3. The interpretation put by the Special Bench on section 46(2) of the said Act is not correct in view of the judgment of this High Court in Ramkrishan Kulwantrai v. Commissioner of Sales Tax [1979] 44 STC 117. Section 46(2) of the Act provides as follows :

'46. (2) Prohibition against collection of tax in certain cases. - No person, who is not a registered dealer and liable to pay tax in respect of any sale or purchase, shall collect on the sale of any goods any sum by way of tax from any other person and no registered dealer shall collect any amount by way of tax in excess of the amount of tax payable by him under the provisions of this Act :

Provided that, this sub-section shall not apply where a person is required to collect such amount of the tax separately in order to company with the conditions and restrictions imposed on him under the provisions of any law for the time being in force.'

4. In Ramkrishan Kulwantrai's case [1979] 44 STC 117 the court held :

'To take, however, merely, the aggregate of the amounts collected by a registered dealer by way of tax and deduct from it the amount of tax payable by him and to forfeit the balance would be, as we have pointed out above, doing violence to the language and the meaning of section 46(2), as also to make a mockery of the intention of the legislature in enacting section 46.'

4. In that case the court held that the intention of the legislature was to prohibit collection of tax on every transaction of sale or purchase which was not exigible to tax.
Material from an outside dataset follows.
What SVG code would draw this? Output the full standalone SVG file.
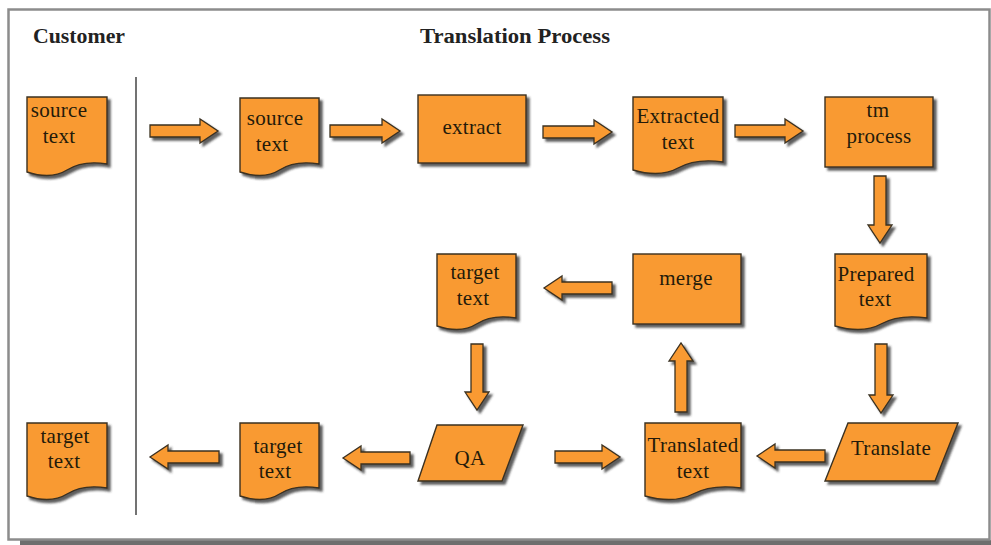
<svg xmlns="http://www.w3.org/2000/svg" width="991" height="545" viewBox="0 0 991 545">
  <defs>
    <filter id="shadow" x="-20%" y="-20%" width="150%" height="150%">
      <feDropShadow dx="3" dy="3" stdDeviation="1" flood-color="#2a2a2a" flood-opacity="0.75"/>
    </filter>
    <style>
      .shape { fill: #F99A32; stroke: #3a3020; stroke-width: 1.4; filter: url(#shadow); }
      .arrow { fill: #F99A32; stroke: #3a3020; stroke-width: 1.3; filter: url(#shadow); }
      .label { font-family: "Liberation Serif", "Times New Roman", serif; font-size: 21px; letter-spacing: 0.3px; fill: #241a0a; text-anchor: middle; }
      .title { font-family: "Liberation Serif", "Times New Roman", serif; font-size: 20px; font-weight: bold; fill: #222; }
    </style>
  </defs>

  <!-- page frame -->
  <rect x="0" y="0" width="991" height="545" fill="#ffffff"/>
  <rect x="20" y="540" width="971" height="5" fill="#6e6e6e"/>
  <rect x="8.5" y="9.5" width="981" height="530" fill="#ffffff" stroke="#8c8c8c" stroke-width="2.5"/>

  <!-- swimlane headings and divider -->
  <text class="title" x="33" y="43" textLength="92" lengthAdjust="spacingAndGlyphs">Customer</text>
  <text class="title" x="420" y="43" textLength="190" lengthAdjust="spacingAndGlyphs">Translation Process</text>
  <line x1="136" y1="77" x2="136" y2="515" stroke="#444" stroke-width="1.5"/>

  <!-- connectors: block arrows -->
  <g id="connectors">
    <path class="arrow" d="M150,125 H200 V119 L218,131 L200,143 V137 H150 Z"/>
    <path class="arrow" d="M330,125 H382 V119 L400,131 L382,143 V137 H330 Z"/>
    <path class="arrow" d="M543,126 H594 V120 L612,132 L594,144 V138 H543 Z"/>
    <path class="arrow" d="M735,125 H785 V119 L803,131 L785,143 V137 H735 Z"/>
    <path class="arrow" d="M874,176 V225 H868 L880,243 L892,225 H886 V176 Z"/>
    <path class="arrow" d="M875,344 V395 H869 L881,413 L893,395 H887 V344 Z"/>
    <path class="arrow" d="M612,282 H562 V276 L544,288 L562,300 V294 H612 Z"/>
    <path class="arrow" d="M675,412 V361 H669 L681,343 L693,361 H687 V412 Z"/>
    <path class="arrow" d="M471,344 V392 H465 L477,410 L489,392 H483 V344 Z"/>
    <path class="arrow" d="M825,450 H775 V444 L757,456 L775,468 V462 H825 Z"/>
    <path class="arrow" d="M555,451 H602 V445 L620,457 L602,469 V463 H555 Z"/>
    <path class="arrow" d="M410,452 H361 V446 L343,458 L361,470 V464 H410 Z"/>
    <path class="arrow" d="M219,451 H168 V445 L150,457 L168,469 V463 H219 Z"/>
  </g>

  <!-- customer lane -->
  <g id="customer-source">
    <path class="shape" d="M27,97 H107 V164 Q83,160 67,170 T27,172 Z"/>
    <text class="label" x="59" y="117">source</text>
    <text class="label" x="59" y="143">text</text>
  </g>
  <g id="customer-target">
    <path class="shape" d="M27,423 H107 V488 Q83,484 67,494 T27,496 Z"/>
    <text class="label" x="65" y="443">target</text>
    <text class="label" x="64" y="468">text</text>
  </g>

  <!-- translation process lane -->
  <g id="source-text">
    <path class="shape" d="M240,98 H319 V164 Q295,160 279.5,170 T240,172 Z"/>
    <text class="label" x="275" y="125">source</text>
    <text class="label" x="272" y="151">text</text>
  </g>
  <g id="extract">
    <rect class="shape" x="418" y="95" width="108" height="68"/>
    <text class="label" x="472" y="134">extract</text>
  </g>
  <g id="extracted-text">
    <path class="shape" d="M633,97 H723 V162 Q696,158 678,168 T633,170 Z"/>
    <text class="label" x="678" y="123">Extracted</text>
    <text class="label" x="678" y="149">text</text>
  </g>
  <g id="tm-process">
    <rect class="shape" x="825" y="97" width="108" height="70"/>
    <text class="label" x="878" y="117">tm</text>
    <text class="label" x="879" y="143">process</text>
  </g>
  <g id="prepared-text">
    <path class="shape" d="M835,254 H927 V318 Q899,314 881,324 T835,326 Z"/>
    <text class="label" x="876" y="281">Prepared</text>
    <text class="label" x="875" y="306">text</text>
  </g>
  <g id="merge">
    <rect class="shape" x="633" y="254" width="108" height="70"/>
    <text class="label" x="686" y="285">merge</text>
  </g>
  <g id="target-text-review">
    <path class="shape" d="M437,254 H516 V318 Q492,314 476.5,324 T437,326 Z"/>
    <text class="label" x="475" y="279">target</text>
    <text class="label" x="473" y="305">text</text>
  </g>
  <g id="translate">
    <path class="shape" d="M848,423 H958 L935,481 H825 Z"/>
    <text class="label" x="891" y="455">Translate</text>
  </g>
  <g id="translated-text">
    <path class="shape" d="M645,423 H741 V488 Q712,484 693,494 T645,496 Z"/>
    <text class="label" x="693" y="452">Translated</text>
    <text class="label" x="693" y="478">text</text>
  </g>
  <g id="qa">
    <path class="shape" d="M437,425 H523 L502,481 H418 Z"/>
    <text class="label" x="470" y="465">QA</text>
  </g>
  <g id="target-text">
    <path class="shape" d="M240,423 H319 V488 Q295,484 279.5,494 T240,496 Z"/>
    <text class="label" x="278" y="453">target</text>
    <text class="label" x="275" y="478">text</text>
  </g>
</svg>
It would, therefore, follow that the order of remand made by the Tribunal is unsustainable in law.

5. In the present case, however, as the statement of the case clearly shows the respondent-company had become liable to pay purchase tax to the Government when it sold the goods or used them in contravention of the declarations made by it in the certificates issued by it in form 15. The amounts collected by it by way of tax was, as found by the Tribunal, equivalent to the amount of purchase tax which had become payable by it under section 14. The amount so collected is described in the debit notes themselves as purchase tax. For the above reasons in our opinion, there was no contravention by the respondent-company of the provisions of section 46(2) and the Tribunal ought to have allowed the second appeal filed by the respondent-company and ought to have held that the said sum of Rs. 1,231.76 was not liable to be forfeited.

6. The question referred to us must, therefore, be answered in the affirmative, that is, in favour of the assessees and against the department, though for reasons different then upon which the Tribunal proceeded.

7. The applicant will pay to the respondent-company the costs of this reference.